II. Plaintiff's request that this Court overlook the findings of the ALJ and the Magistrate Judge to consider listing 103.03(c) of the Social Security Regulations listings of impairments is without merit.

Plaintiff would like this Court to consider evidence that it presented in its Objection *1344 that shows Ms. Juarbe's ailments mirroring the impairments listed in 103.03(C) of the Social Security Regulations listings of impairments. (Docket No. 16). It is not the proper role of this Court to consider such evidence when the findings of both the ALJ and the Magistrate Judge are based upon substantial evidence. Goodley, 608 F.2d at 236. The ALJ and Magistrate Judge each concluded that Ms. Juarbe did not suffer from a severe impairment, (Docket No. 15), and this finding caused the evaluation of the record to end at the second step of the sequential evaluation process.

Plaintiff urges the Court to reassess the evidence on record by considering the listing of impairments that coincide with step three of the sequential evaluation process. In Martin v. Sullivan, the Court stated that the Commissioner's factual findings are conclusive if supported by substantial evidence. 894 F.2d 1520, 1529 (11th Cir.1990). It is not the position of this Court to reweigh the evidence or substitute its judgment for that of the Commissioner, even if it finds that the evidence preponderates against the Commissioner's decision.
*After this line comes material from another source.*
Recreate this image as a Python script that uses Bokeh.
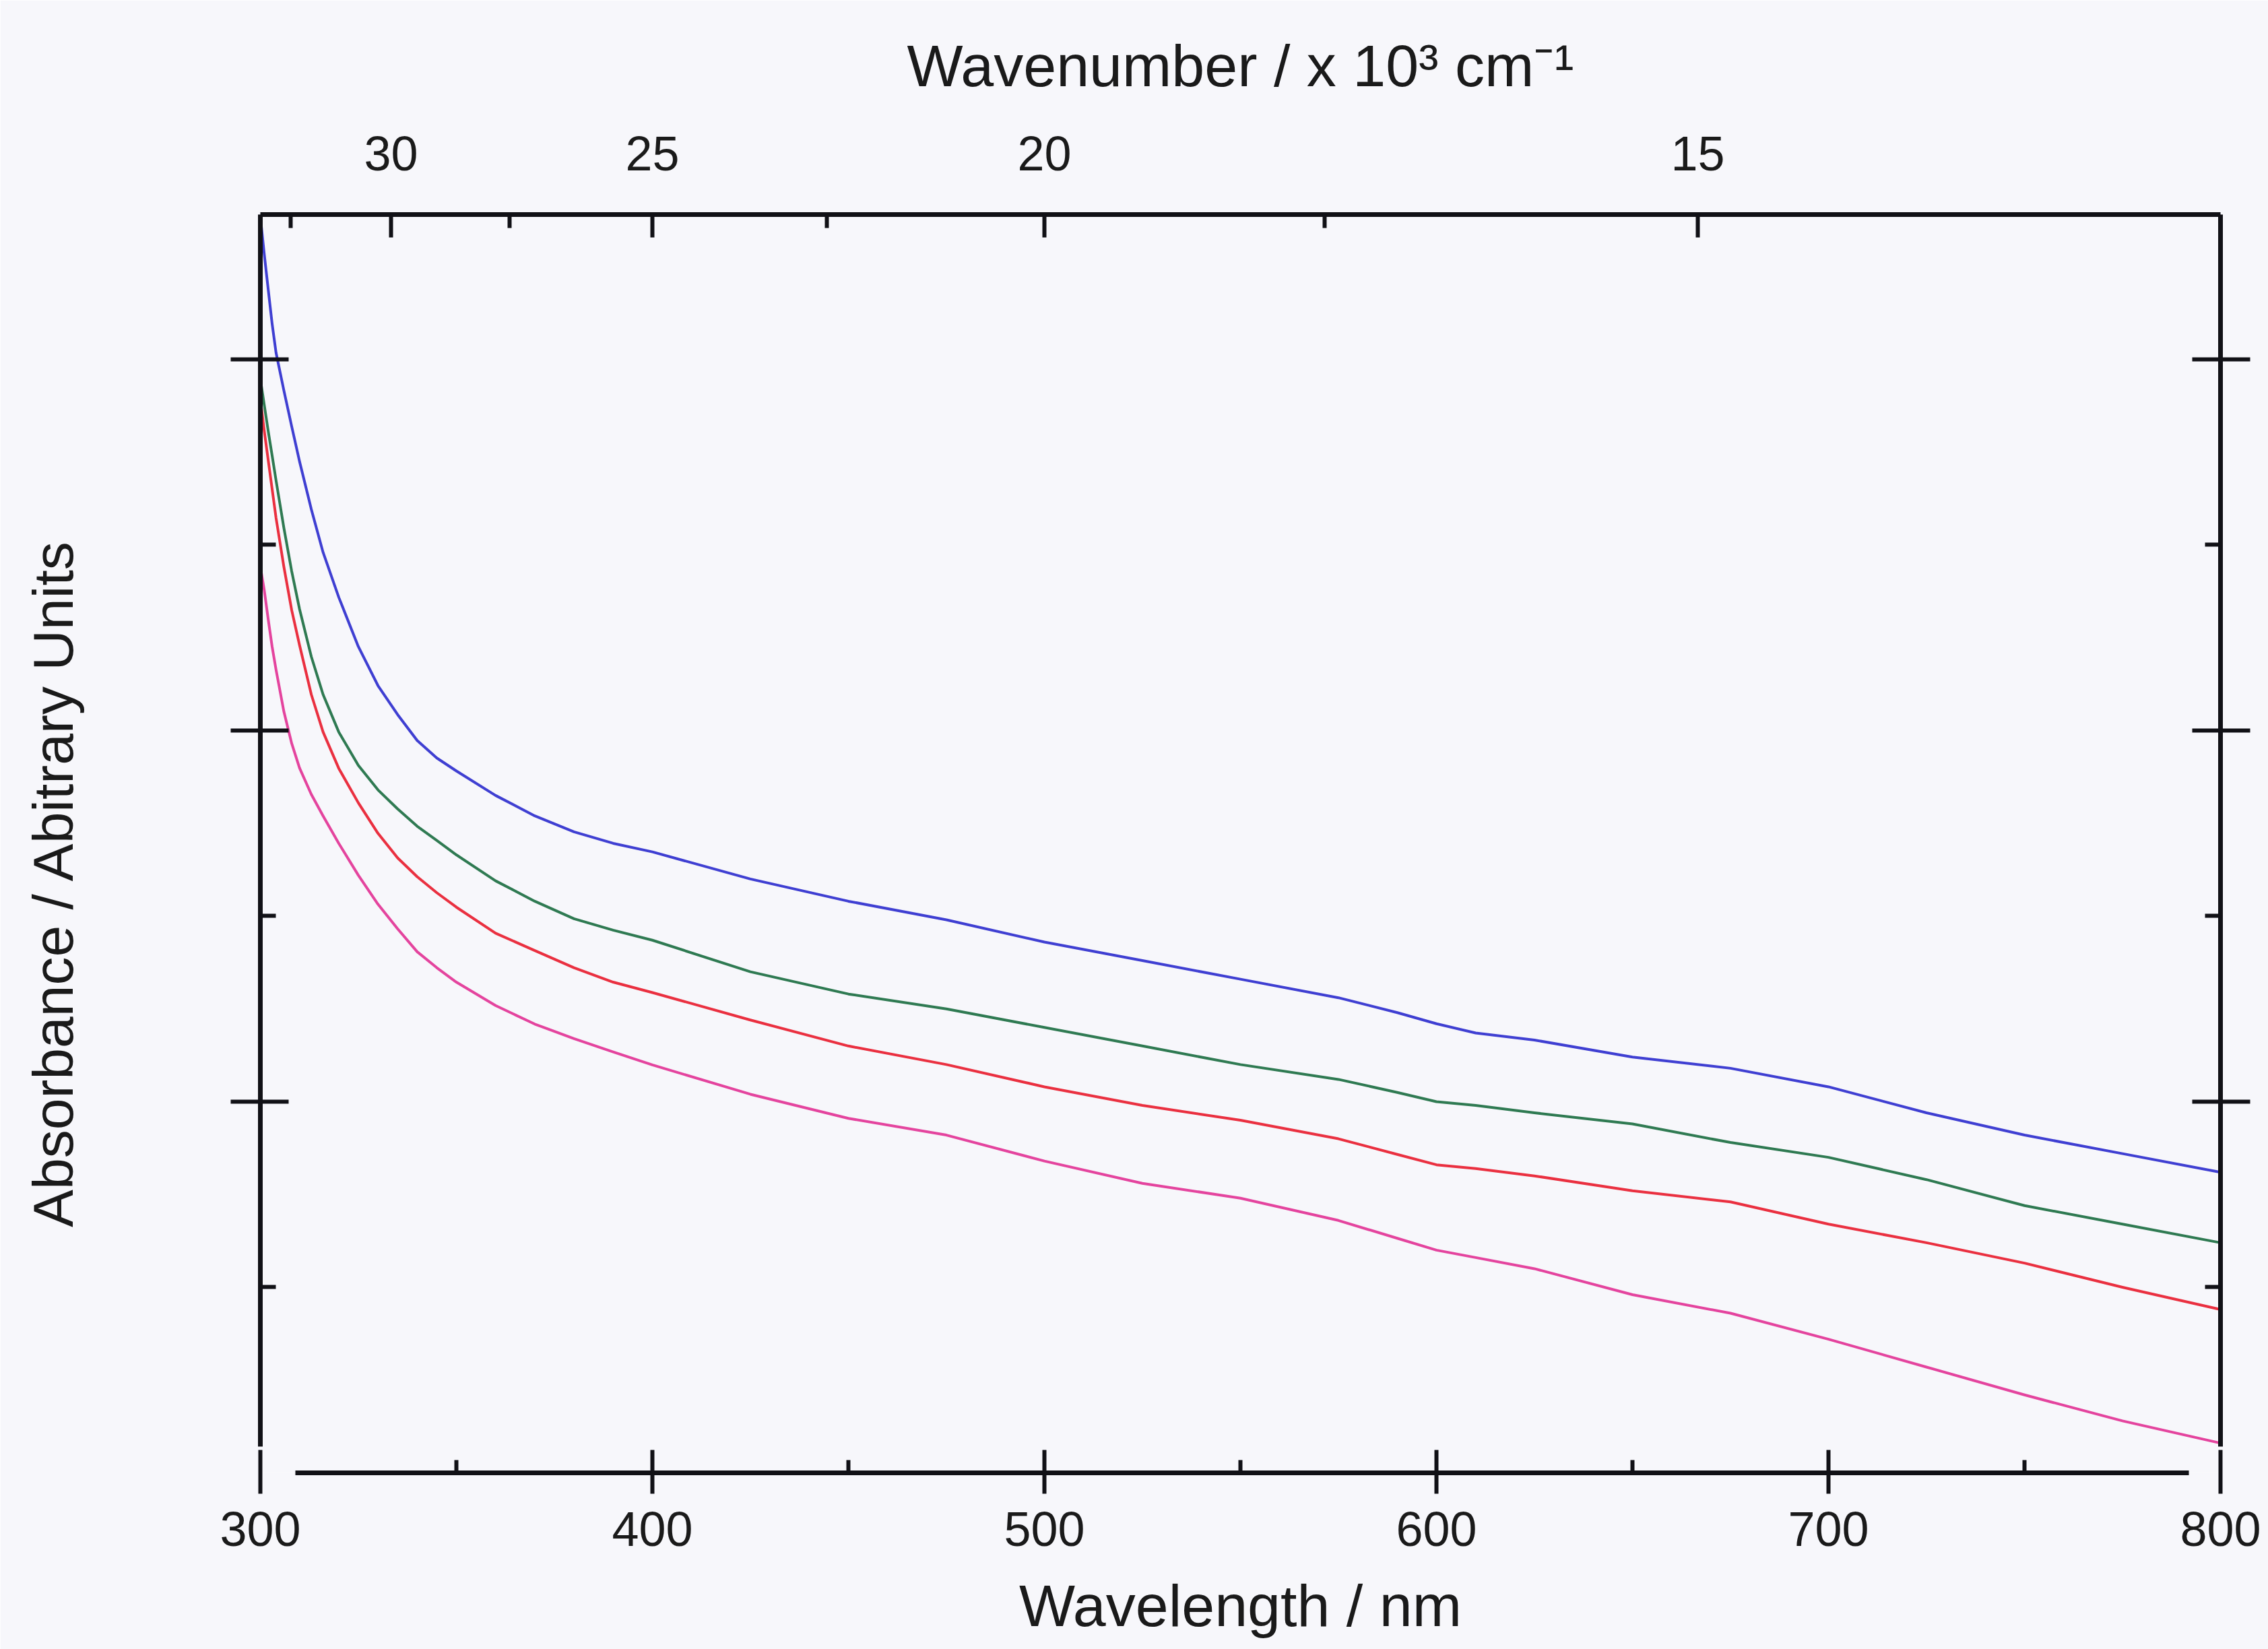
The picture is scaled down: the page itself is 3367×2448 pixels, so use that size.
from bokeh.plotting import figure
from bokeh.models import LinearAxis, FixedTicker, CustomJSTickFormatter, Range1d
from bokeh.embed import file_html
from bokeh.resources import INLINE

# ---- data ----
wavelength_nm = [300, 301, 302, 303, 304, 306, 308, 310, 313, 316, 320, 325, 330, 335, 340, 345,
                 350, 360, 370, 380, 390, 400, 425, 450, 475, 500, 525, 550, 575, 590, 600, 610,
                 625, 650, 675, 700, 725, 750, 775, 800]
absorb_blue = [3.384, 3.283, 3.189, 3.096, 3.018, 2.916, 2.819, 2.725, 2.596, 2.480, 2.359, 2.226,
               2.121, 2.043, 1.973, 1.926, 1.891, 1.825, 1.770, 1.727, 1.696, 1.673, 1.60, 1.54,
               1.49, 1.43, 1.38, 1.33, 1.28, 1.24, 1.21, 1.185, 1.166, 1.12, 1.09, 1.04, 0.97,
               0.91, 0.86, 0.81]
absorb_green = [2.947, 2.877, 2.807, 2.741, 2.674, 2.546, 2.429, 2.327, 2.199, 2.097, 1.996, 1.906,
                1.840, 1.789, 1.742, 1.704, 1.665, 1.595, 1.540, 1.493, 1.462, 1.435, 1.35, 1.29,
                1.25, 1.20, 1.15, 1.10, 1.06, 1.025, 1.00, 0.99, 0.97, 0.94, 0.89, 0.85, 0.79,
                0.72, 0.67, 0.62]
absorb_red = [2.893, 2.807, 2.729, 2.651, 2.573, 2.441, 2.324, 2.230, 2.097, 1.996, 1.898, 1.805,
              1.723, 1.657, 1.606, 1.563, 1.524, 1.454, 1.407, 1.361, 1.322, 1.294, 1.22, 1.15,
              1.10, 1.04, 0.99, 0.95, 0.90, 0.858, 0.83, 0.82, 0.80, 0.76, 0.73, 0.67, 0.62,
              0.565, 0.50, 0.44]
absorb_pink = [2.441, 2.378, 2.300, 2.226, 2.164, 2.051, 1.965, 1.899, 1.828, 1.770, 1.696, 1.610,
               1.532, 1.466, 1.404, 1.361, 1.322, 1.259, 1.209, 1.170, 1.134, 1.099, 1.02, 0.955,
               0.91, 0.84, 0.78, 0.74, 0.68, 0.632, 0.60, 0.58, 0.55, 0.48, 0.43, 0.36, 0.285,
               0.21, 0.14, 0.08]

wl_major = [300, 400, 500, 600, 700, 800]
wl_minor = [350, 450, 550, 650, 750]
wn_major = [30, 25, 20, 15]          # x 10^3 cm^-1
wn_minor = [32.5, 27.5, 22.5, 17.5]
abs_major = [1, 2, 3]
abs_minor = [0.5, 1.5, 2.5]

series = [
    (absorb_blue, "#3f3fd2"),
    (absorb_green, "#2f7a52"),
    (absorb_red, "#ea3040"),
    (absorb_pink, "#e4449e"),
]

BG = "#f7f7fb"
INK = "#111116"
FONT = "Liberation Sans"
Y_END = 3.39
Y_AX_LOW = 0.07
X_LINE_BOUNDS = (309, 792)   # extent of the drawn bottom axis line (gaps at the corners)

p = figure(width=3367, height=2448, x_range=Range1d(300, 800), y_range=Range1d(0, Y_END),
           output_backend="svg", toolbar_location=None,
           x_axis_location=None, y_axis_location=None,
           min_border_left=386, min_border_right=71, min_border_top=318, min_border_bottom=262,
           background_fill_color=BG, border_fill_color=BG)
p.outline_line_color = None
p.grid.grid_line_color = None

for ys, col in series:
    p.line(wavelength_nm, ys, line_color=col, line_width=4, line_join="round")


def style(ax, tick_in, tick_out, minor_in, minor_out):
    ax.axis_line_color = INK
    ax.axis_line_width = 7
    ax.major_tick_line_color = INK
    ax.major_tick_line_width = 6
    ax.minor_tick_line_color = INK
    ax.minor_tick_line_width = 6
    ax.major_tick_in = tick_in
    ax.major_tick_out = tick_out
    ax.minor_tick_in = minor_in
    ax.minor_tick_out = minor_out
    ax.major_label_text_font = FONT
    ax.major_label_text_font_size = "72px"
    ax.major_label_text_color = "#1a1a1a"
    ax.axis_label_text_font = FONT
    ax.axis_label_text_font_size = "88px"
    ax.axis_label_text_font_style = "normal"
    ax.axis_label_text_color = "#1a1a1a"


# bottom axis line only (innermost, zero size)
xline = LinearAxis(ticker=FixedTicker(ticks=[], minor_ticks=[]), bounds=X_LINE_BOUNDS)
style(xline, 0, 0, 0, 0)
xline.major_label_standoff = 0
xline.major_label_text_font_size = "1px"
xline.major_label_text_color = None
p.add_layout(xline, "below")

# bottom ticks + labels
xb = LinearAxis(ticker=FixedTicker(ticks=wl_major, minor_ticks=wl_minor),
                axis_label="Wavelength / nm", bounds=(300, 800))
style(xb, 34, 31, 19, 0)
xb.axis_line_color = None
xb.major_label_standoff = 27
xb.axis_label_standoff = 36
p.add_layout(xb, "below")

xt = LinearAxis(ticker=FixedTicker(ticks=[1e4 / v for v in wn_major],
                                   minor_ticks=[1e4 / v for v in wn_minor]),
                formatter=CustomJSTickFormatter(code="return Math.round(10000/tick).toString();"),
                axis_label="Wavenumber / x 10³ cm⁻¹", bounds=(300, 800))
style(xt, 34, 0, 20, 0)
xt.major_label_standoff = 66
xt.axis_label_standoff = 53
p.add_layout(xt, "above")

yl = LinearAxis(ticker=FixedTicker(ticks=abs_major, minor_ticks=abs_minor),
                axis_label="Absorbance / Abitrary Units\u00a0\u00a0\u00a0\u00a0\u00a0",
                bounds=(Y_AX_LOW, Y_END))
style(yl, 42, 44, 23, 0)
yl.major_label_text_font_size = "1px"
yl.major_label_text_color = None
yl.axis_label_text_font_size = "84px"
yl.axis_label_standoff = 217
p.add_layout(yl, "left")

yr = LinearAxis(ticker=FixedTicker(ticks=abs_major, minor_ticks=abs_minor),
                bounds=(Y_AX_LOW, Y_END))
style(yr, 42, 44, 23, 0)
yr.major_label_text_font_size = "1px"
yr.major_label_text_color = None
p.add_layout(yr, "right")

open("out.html", "w").write(file_html(p, INLINE))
Id. at 1529. Reconsidering Section 103.03(c) of the Social Security Administration Regulations would force this Court to assume an improper role. This Court may not disturb the credibility of the ALJ's findings if such conclusions are clearly articulated on substantial evidence. See Foote v. Chater, 67 F.3d 1553, 1562 (11th Cir.1995).

 
Conclusion

This Court adopts the findings of the Magistrate Judge concerning the proper legal standards applied by the ALJ when determining that Plaintiff does not suffer from a severe impairment. The conclusion of the ALJ and the Appeals Council to ignore the evidence regarding Section 103.03(c) appears to be warranted. The ALJ's decision was based on substantial evidence. Plaintiff's argument that this Court consider Section 103.03(c) was without merit. As to portions of the R & R not objected to by the Plaintiff, this Court finds no clear error. Accordingly, it is

ORDERED that the report and recommendation, dated January 9, 1998, be ADOPTED and incorporated by reference; the objections of the Plaintiff be OVERRULED; and the Clerk of Court be directed to enter judgment in accordance with this order.